Gringalet is a 1959 Argentine film directed by Rubén W. Cavalloti and written by Rodolfo M. Taboada from the play by Paul Vandenberghe. It was released by Argentina Sona Films.

== Plot summary ==
A young painter from the La Boca neighborhood discovers that his father is a millionaire, goes to live with him, changes his life and returns to his neighborhood.

== Cast ==

- Walter Vidarte
- Graciela Borges
- Raúl Rossi
- Beatriz Taibo
- Juan Carlos Barbieri
- Maruja Gil Quesada

==Reception==
Clarín reviewed the director: "Rubén Cavallotti is steadfast as a narrator".
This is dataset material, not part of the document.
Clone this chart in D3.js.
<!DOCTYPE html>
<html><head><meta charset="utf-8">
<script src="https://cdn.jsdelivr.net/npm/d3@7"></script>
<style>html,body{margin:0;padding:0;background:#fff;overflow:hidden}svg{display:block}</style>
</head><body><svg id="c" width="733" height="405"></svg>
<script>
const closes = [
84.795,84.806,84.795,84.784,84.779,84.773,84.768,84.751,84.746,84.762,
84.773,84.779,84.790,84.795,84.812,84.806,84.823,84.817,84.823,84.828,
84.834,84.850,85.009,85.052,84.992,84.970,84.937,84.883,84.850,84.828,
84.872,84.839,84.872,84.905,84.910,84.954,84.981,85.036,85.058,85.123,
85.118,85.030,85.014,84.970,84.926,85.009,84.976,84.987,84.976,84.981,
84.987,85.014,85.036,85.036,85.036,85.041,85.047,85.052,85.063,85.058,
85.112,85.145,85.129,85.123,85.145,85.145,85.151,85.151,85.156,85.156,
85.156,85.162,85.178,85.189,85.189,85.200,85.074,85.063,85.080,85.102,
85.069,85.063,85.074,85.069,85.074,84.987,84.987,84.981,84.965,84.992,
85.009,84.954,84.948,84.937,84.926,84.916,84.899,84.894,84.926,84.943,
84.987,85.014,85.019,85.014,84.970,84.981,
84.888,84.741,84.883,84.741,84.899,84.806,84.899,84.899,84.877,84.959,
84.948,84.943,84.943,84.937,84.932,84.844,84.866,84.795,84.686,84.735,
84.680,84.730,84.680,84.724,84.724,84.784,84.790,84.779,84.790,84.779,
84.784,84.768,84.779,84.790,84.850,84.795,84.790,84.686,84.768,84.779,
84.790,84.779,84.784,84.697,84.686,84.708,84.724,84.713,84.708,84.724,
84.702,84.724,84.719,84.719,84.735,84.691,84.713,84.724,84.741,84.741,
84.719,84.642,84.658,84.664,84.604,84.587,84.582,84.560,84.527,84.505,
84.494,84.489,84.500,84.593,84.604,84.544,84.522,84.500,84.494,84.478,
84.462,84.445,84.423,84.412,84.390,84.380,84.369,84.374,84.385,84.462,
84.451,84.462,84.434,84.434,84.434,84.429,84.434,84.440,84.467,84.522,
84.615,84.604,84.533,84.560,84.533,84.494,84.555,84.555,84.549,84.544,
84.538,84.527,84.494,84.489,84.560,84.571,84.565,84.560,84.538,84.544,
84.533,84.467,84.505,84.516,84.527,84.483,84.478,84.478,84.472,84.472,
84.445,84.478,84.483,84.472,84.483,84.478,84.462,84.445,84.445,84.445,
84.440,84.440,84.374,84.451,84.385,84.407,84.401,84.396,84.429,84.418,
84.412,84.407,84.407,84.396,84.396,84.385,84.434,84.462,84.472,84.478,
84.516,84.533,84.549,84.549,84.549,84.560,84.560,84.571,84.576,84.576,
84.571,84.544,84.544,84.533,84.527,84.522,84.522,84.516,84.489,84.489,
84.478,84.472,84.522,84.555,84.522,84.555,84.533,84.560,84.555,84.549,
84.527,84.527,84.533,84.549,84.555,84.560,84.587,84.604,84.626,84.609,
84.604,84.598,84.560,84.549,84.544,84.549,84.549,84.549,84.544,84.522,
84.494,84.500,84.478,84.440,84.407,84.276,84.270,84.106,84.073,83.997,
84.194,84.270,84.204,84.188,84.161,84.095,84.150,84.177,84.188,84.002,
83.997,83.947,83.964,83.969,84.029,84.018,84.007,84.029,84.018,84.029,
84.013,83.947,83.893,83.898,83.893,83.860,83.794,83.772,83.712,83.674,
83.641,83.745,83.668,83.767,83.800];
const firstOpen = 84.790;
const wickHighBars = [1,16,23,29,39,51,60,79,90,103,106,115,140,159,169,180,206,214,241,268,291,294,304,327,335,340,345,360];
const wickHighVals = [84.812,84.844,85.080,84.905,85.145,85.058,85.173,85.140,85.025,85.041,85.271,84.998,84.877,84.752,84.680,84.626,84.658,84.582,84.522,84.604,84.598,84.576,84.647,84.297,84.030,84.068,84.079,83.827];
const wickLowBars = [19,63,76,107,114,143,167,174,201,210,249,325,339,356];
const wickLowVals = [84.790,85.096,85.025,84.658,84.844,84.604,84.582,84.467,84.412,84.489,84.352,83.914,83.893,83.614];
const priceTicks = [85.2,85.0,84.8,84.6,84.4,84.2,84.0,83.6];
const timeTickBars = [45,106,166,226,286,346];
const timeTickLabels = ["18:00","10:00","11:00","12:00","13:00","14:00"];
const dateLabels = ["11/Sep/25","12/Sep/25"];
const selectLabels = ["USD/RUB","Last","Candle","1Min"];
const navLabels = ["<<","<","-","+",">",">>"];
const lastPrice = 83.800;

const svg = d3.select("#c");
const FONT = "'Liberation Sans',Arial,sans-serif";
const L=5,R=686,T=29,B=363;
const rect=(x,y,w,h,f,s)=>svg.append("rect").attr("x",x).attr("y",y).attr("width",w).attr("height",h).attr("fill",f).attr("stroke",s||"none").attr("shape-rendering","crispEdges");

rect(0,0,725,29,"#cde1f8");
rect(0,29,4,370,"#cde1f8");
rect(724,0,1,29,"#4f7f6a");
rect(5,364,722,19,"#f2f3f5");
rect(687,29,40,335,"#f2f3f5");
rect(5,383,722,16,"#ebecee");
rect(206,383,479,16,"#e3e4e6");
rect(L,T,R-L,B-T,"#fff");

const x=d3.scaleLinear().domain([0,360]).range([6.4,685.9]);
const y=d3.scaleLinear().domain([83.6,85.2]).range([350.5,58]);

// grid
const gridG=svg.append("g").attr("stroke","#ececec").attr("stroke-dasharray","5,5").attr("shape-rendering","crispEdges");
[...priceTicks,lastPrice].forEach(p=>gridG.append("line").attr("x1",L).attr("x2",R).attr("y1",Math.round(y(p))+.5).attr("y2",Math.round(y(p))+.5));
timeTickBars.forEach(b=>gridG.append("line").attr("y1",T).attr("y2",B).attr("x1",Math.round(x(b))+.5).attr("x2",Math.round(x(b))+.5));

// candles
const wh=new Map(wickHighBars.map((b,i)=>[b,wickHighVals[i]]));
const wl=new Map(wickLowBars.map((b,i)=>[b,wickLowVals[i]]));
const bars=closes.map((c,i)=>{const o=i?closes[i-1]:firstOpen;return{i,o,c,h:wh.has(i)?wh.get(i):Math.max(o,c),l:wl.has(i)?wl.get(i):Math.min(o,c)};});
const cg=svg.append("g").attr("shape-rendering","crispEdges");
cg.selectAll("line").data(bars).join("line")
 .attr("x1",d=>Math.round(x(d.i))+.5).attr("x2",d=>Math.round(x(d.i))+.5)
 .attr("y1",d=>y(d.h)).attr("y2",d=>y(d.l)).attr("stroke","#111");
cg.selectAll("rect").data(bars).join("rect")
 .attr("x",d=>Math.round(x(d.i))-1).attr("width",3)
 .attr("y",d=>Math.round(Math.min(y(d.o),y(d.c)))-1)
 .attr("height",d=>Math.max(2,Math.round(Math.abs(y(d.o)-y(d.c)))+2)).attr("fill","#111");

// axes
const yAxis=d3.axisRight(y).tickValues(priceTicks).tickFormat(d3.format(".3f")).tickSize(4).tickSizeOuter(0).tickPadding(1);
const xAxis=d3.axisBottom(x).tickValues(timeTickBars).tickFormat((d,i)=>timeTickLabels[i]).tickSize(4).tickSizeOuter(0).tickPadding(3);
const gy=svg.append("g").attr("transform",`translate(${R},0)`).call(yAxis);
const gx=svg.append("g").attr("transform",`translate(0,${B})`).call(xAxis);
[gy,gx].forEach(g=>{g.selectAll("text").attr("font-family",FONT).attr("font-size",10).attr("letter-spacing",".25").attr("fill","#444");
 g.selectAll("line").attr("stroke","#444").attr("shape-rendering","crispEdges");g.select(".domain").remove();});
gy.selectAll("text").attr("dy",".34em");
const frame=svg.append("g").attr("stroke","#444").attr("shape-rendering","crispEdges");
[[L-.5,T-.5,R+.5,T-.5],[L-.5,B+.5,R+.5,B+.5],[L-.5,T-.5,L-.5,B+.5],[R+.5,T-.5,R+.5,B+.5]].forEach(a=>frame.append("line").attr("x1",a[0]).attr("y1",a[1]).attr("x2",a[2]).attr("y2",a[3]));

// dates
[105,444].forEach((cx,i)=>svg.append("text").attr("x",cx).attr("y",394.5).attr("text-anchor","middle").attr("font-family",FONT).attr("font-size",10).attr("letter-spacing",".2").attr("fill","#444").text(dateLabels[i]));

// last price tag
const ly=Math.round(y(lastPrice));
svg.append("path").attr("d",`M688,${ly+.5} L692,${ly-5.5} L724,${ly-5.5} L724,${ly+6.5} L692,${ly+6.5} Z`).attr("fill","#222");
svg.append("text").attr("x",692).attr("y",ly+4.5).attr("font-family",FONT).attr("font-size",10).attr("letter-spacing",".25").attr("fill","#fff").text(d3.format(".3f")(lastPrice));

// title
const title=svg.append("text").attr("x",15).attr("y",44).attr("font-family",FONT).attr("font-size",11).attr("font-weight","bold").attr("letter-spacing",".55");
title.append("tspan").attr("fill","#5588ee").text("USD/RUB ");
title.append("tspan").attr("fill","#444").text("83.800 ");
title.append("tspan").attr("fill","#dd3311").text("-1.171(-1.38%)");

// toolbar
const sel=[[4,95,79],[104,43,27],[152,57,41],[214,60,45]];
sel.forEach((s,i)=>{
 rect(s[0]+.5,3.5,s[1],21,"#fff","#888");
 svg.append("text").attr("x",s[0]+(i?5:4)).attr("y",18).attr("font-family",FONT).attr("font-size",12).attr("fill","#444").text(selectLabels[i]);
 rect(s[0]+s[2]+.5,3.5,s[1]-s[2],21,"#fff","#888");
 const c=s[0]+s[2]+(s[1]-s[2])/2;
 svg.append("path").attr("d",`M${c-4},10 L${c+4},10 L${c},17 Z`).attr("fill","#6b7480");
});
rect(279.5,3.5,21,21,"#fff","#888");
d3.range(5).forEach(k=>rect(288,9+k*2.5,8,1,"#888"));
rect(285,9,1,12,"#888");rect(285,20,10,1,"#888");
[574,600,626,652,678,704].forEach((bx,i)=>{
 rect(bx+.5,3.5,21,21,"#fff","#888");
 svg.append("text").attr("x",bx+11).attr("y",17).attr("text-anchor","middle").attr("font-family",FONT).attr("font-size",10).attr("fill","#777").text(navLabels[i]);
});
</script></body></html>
La Razón wrote, "Narration without major aspirations. He transplants pieces of reality onto the screen, but much of what is seen is not new in our cinema".

A Variety review summarized it as a "yarn concerns a light hearted youth in poor circumstances whose fortune improves". The review noted the film's occasional humor, said that Walter Vidarte was miscast as Gringalet, and called the film "an artificial production".